Goal:
Give back the full listing verbatim, apart from its images.

— START OF Input for this task —

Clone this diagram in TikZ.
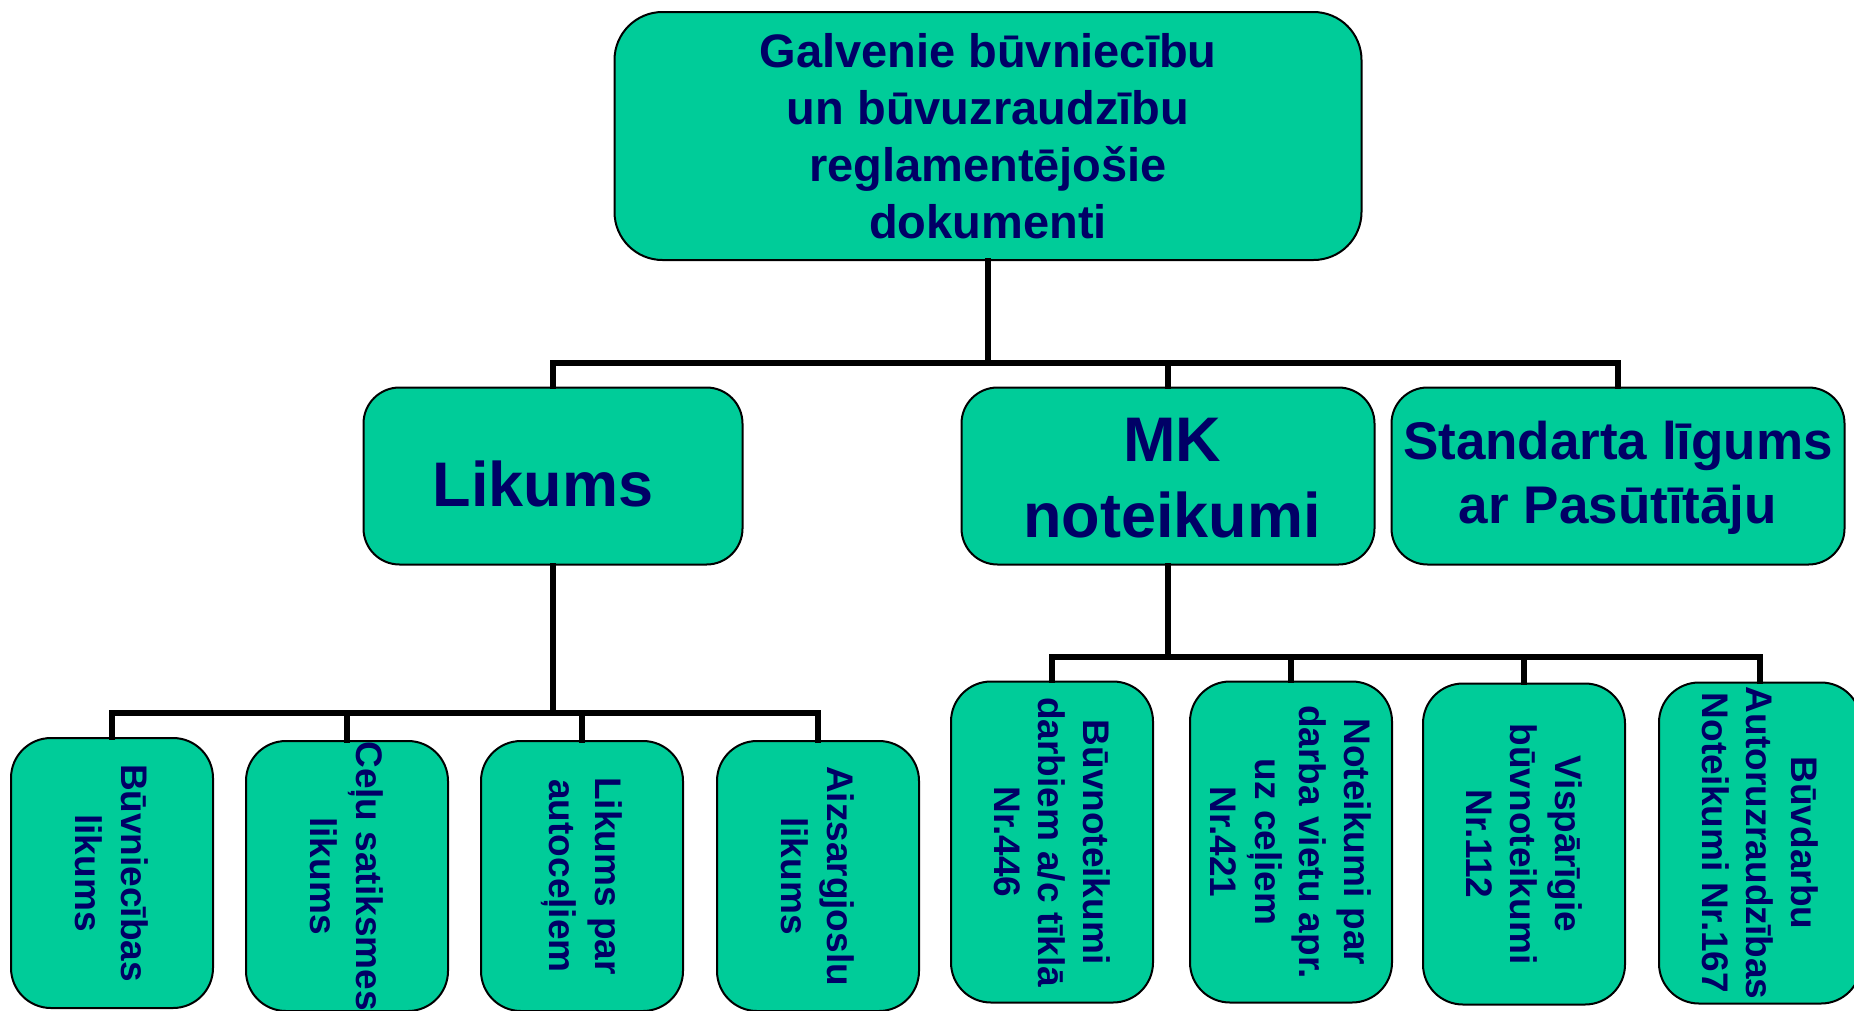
\documentclass[tikz,border=0pt]{standalone}
\usepackage{fontspec}
\setmainfont{Liberation Sans}
\definecolor{boxfill}{RGB}{0,204,153}
\definecolor{navy}{RGB}{0,0,102}
\tikzset{
  box/.style={draw=black, line width=2pt, fill=boxfill, rounded corners=#1, inner sep=0pt},
  box/.default=40pt,
  conn/.style={draw=black, line width=5.5pt, line cap=rect},
  txt/.style={text=navy, align=center, inner sep=0pt},
}
\begin{document}
\begin{tikzpicture}[x=1pt,y=-1pt]
\clip (0,0) rectangle (1854,1010);
\fill[white] (0,0) rectangle (1854,1010);
% bus coordinates
\coordinate (bus1) at (0,363);
\coordinate (bus2) at (0,713);
\coordinate (bus3) at (0,657);
% connectors level 1
\node[box=48pt, minimum width=747pt, minimum height=248pt] (top) at (988,136) {};
\node[box=36pt, minimum width=379pt, minimum height=177pt] (lik) at (553,476) {};
\node[box=36pt, minimum width=413pt, minimum height=177pt] (mk) at (1168,476) {};
\node[box=36pt, minimum width=453pt, minimum height=177pt] (std) at (1618,476) {};
\draw[conn] (top.south) -- (top.south |- bus1);
\draw[conn] (lik.north) |- (std.north |- bus1) -- (std.north);
\draw[conn] (mk.north) -- (mk.north |- bus1);
\node[txt, font={\fontsize{47}{56.8}\selectfont\bfseries}] (toptxt) at (top.center) {Galvenie būvniecību\\ un būvuzraudzību\\reglamentējošie\\dokumenti};
\node[txt, font={\fontsize{63}{75.6}\selectfont\bfseries}] (liktxt) at (543,484) {Likums};
\node[txt, font={\fontsize{63}{75.6}\selectfont\bfseries}] (mktxt) at (1172,478) {MK\\noteikumi};
\node[txt, font={\fontsize{53}{63.8}\selectfont\bfseries}] (stdtxt) at (1618,478) {Standarta līgums\\ar Pasūtītāju};
% bottom left group
\node[box=40pt, minimum width=202pt, minimum height=270pt] (b1) at (112,873) {};
\node[box=40pt, minimum width=202pt, minimum height=270pt] (b2) at (347,876) {};
\node[box=40pt, minimum width=202pt, minimum height=270pt] (b3) at (582,876) {};
\node[box=40pt, minimum width=202pt, minimum height=270pt] (b4) at (818,876) {};
\node[txt, rotate=-90, font={\fontsize{37}{46}\selectfont\bfseries}] (t1) at (b1.center) {Būvniecības\\likums};
\node[txt, rotate=-90, font={\fontsize{37}{46}\selectfont\bfseries}] (t2) at (b2.center) {Ceļu satiksmes\\likums};
\node[txt, rotate=-90, font={\fontsize{37}{46}\selectfont\bfseries}] (t3) at (b3.center) {Likums par\\autoceļiem};
\node[txt, rotate=-90, font={\fontsize{37}{46}\selectfont\bfseries}] (t4) at (b4.center) {Aizsargjoslu\\likums};
\draw[conn] (lik.south) -- (lik.south |- bus2);
\draw[conn] (b1.north) |- (b4.north |- bus2) -- (b4.north);
\draw[conn] (b2.north) -- (b2.north |- bus2);
\draw[conn] (b3.north) -- (b3.north |- bus2);
% bottom right group
\node[box=40pt, minimum width=202pt, minimum height=321pt] (b5) at (1052,842) {};
\node[box=40pt, minimum width=202pt, minimum height=321pt] (b6) at (1291,842) {};
\node[box=40pt, minimum width=202pt, minimum height=321pt] (b7) at (1524,844) {};
\node[box=40pt, minimum width=202pt, minimum height=321pt] (b8) at (1760,843) {};
\node[txt, rotate=-90, font={\fontsize{37}{44.5}\selectfont\bfseries}] (t5) at (b5.center) {Būvnoteikumi\\darbiem a/c tīklā\\Nr.446};
\node[txt, rotate=-90, font={\fontsize{37}{44.5}\selectfont\bfseries}] (t6) at (b6.center) {Noteikumi par\\darba vietu apr.\\uz ceļiem\\Nr.421};
\node[txt, rotate=-90, font={\fontsize{37}{44.5}\selectfont\bfseries}] (t7) at (b7.center) {Vispārīgie\\būvnoteikumi\\Nr.112};
\node[txt, rotate=-90, font={\fontsize{37}{44.5}\selectfont\bfseries}] (t8) at (b8.center) {Būvdarbu\\Autoruzraudzības\\Noteikumi Nr.167};
\draw[conn] (mk.south) -- (mk.south |- bus3);
\draw[conn] (b5.north) |- (b8.north |- bus3) -- (b8.north);
\draw[conn] (b6.north) -- (b6.north |- bus3);
\draw[conn] (b7.north) -- (b7.north |- bus3);
\end{tikzpicture}
\end{document}
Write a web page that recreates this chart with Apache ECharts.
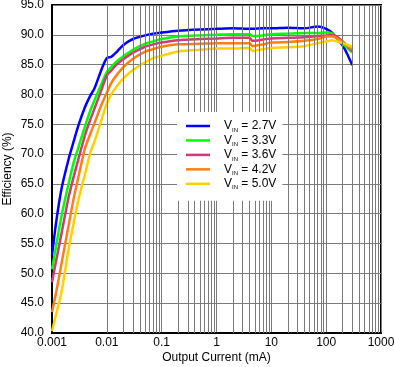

— END OF Input for this task —

Written reply:
Clone this diagram in TikZ.
\documentclass[tikz,border=0pt]{standalone}
\usepackage{fontspec}
\setmainfont{Liberation Sans}
\definecolor{boxfill}{RGB}{0,204,153}
\definecolor{navy}{RGB}{0,0,102}
\tikzset{
  box/.style={draw=black, line width=2pt, fill=boxfill, rounded corners=#1, inner sep=0pt},
  box/.default=40pt,
  conn/.style={draw=black, line width=5.5pt, line cap=rect},
  txt/.style={text=navy, align=center, inner sep=0pt},
}
\begin{document}
\begin{tikzpicture}[x=1pt,y=-1pt]
\clip (0,0) rectangle (1854,1010);
\fill[white] (0,0) rectangle (1854,1010);
% bus coordinates
\coordinate (bus1) at (0,363);
\coordinate (bus2) at (0,713);
\coordinate (bus3) at (0,657);
% connectors level 1
\node[box=48pt, minimum width=747pt, minimum height=248pt] (top) at (988,136) {};
\node[box=36pt, minimum width=379pt, minimum height=177pt] (lik) at (553,476) {};
\node[box=36pt, minimum width=413pt, minimum height=177pt] (mk) at (1168,476) {};
\node[box=36pt, minimum width=453pt, minimum height=177pt] (std) at (1618,476) {};
\draw[conn] (top.south) -- (top.south |- bus1);
\draw[conn] (lik.north) |- (std.north |- bus1) -- (std.north);
\draw[conn] (mk.north) -- (mk.north |- bus1);
\node[txt, font={\fontsize{47}{56.8}\selectfont\bfseries}] (toptxt) at (top.center) {Galvenie būvniecību\\ un būvuzraudzību\\reglamentējošie\\dokumenti};
\node[txt, font={\fontsize{63}{75.6}\selectfont\bfseries}] (liktxt) at (543,484) {Likums};
\node[txt, font={\fontsize{63}{75.6}\selectfont\bfseries}] (mktxt) at (1172,478) {MK\\noteikumi};
\node[txt, font={\fontsize{53}{63.8}\selectfont\bfseries}] (stdtxt) at (1618,478) {Standarta līgums\\ar Pasūtītāju};
% bottom left group
\node[box=40pt, minimum width=202pt, minimum height=270pt] (b1) at (112,873) {};
\node[box=40pt, minimum width=202pt, minimum height=270pt] (b2) at (347,876) {};
\node[box=40pt, minimum width=202pt, minimum height=270pt] (b3) at (582,876) {};
\node[box=40pt, minimum width=202pt, minimum height=270pt] (b4) at (818,876) {};
\node[txt, rotate=-90, font={\fontsize{37}{46}\selectfont\bfseries}] (t1) at (b1.center) {Būvniecības\\likums};
\node[txt, rotate=-90, font={\fontsize{37}{46}\selectfont\bfseries}] (t2) at (b2.center) {Ceļu satiksmes\\likums};
\node[txt, rotate=-90, font={\fontsize{37}{46}\selectfont\bfseries}] (t3) at (b3.center) {Likums par\\autoceļiem};
\node[txt, rotate=-90, font={\fontsize{37}{46}\selectfont\bfseries}] (t4) at (b4.center) {Aizsargjoslu\\likums};
\draw[conn] (lik.south) -- (lik.south |- bus2);
\draw[conn] (b1.north) |- (b4.north |- bus2) -- (b4.north);
\draw[conn] (b2.north) -- (b2.north |- bus2);
\draw[conn] (b3.north) -- (b3.north |- bus2);
% bottom right group
\node[box=40pt, minimum width=202pt, minimum height=321pt] (b5) at (1052,842) {};
\node[box=40pt, minimum width=202pt, minimum height=321pt] (b6) at (1291,842) {};
\node[box=40pt, minimum width=202pt, minimum height=321pt] (b7) at (1524,844) {};
\node[box=40pt, minimum width=202pt, minimum height=321pt] (b8) at (1760,843) {};
\node[txt, rotate=-90, font={\fontsize{37}{44.5}\selectfont\bfseries}] (t5) at (b5.center) {Būvnoteikumi\\darbiem a/c tīklā\\Nr.446};
\node[txt, rotate=-90, font={\fontsize{37}{44.5}\selectfont\bfseries}] (t6) at (b6.center) {Noteikumi par\\darba vietu apr.\\uz ceļiem\\Nr.421};
\node[txt, rotate=-90, font={\fontsize{37}{44.5}\selectfont\bfseries}] (t7) at (b7.center) {Vispārīgie\\būvnoteikumi\\Nr.112};
\node[txt, rotate=-90, font={\fontsize{37}{44.5}\selectfont\bfseries}] (t8) at (b8.center) {Būvdarbu\\Autoruzraudzības\\Noteikumi Nr.167};
\draw[conn] (mk.south) -- (mk.south |- bus3);
\draw[conn] (b5.north) |- (b8.north |- bus3) -- (b8.north);
\draw[conn] (b6.north) -- (b6.north |- bus3);
\draw[conn] (b7.north) -- (b7.north |- bus3);
\end{tikzpicture}
\end{document}
Write a web page that recreates this chart with Apache ECharts.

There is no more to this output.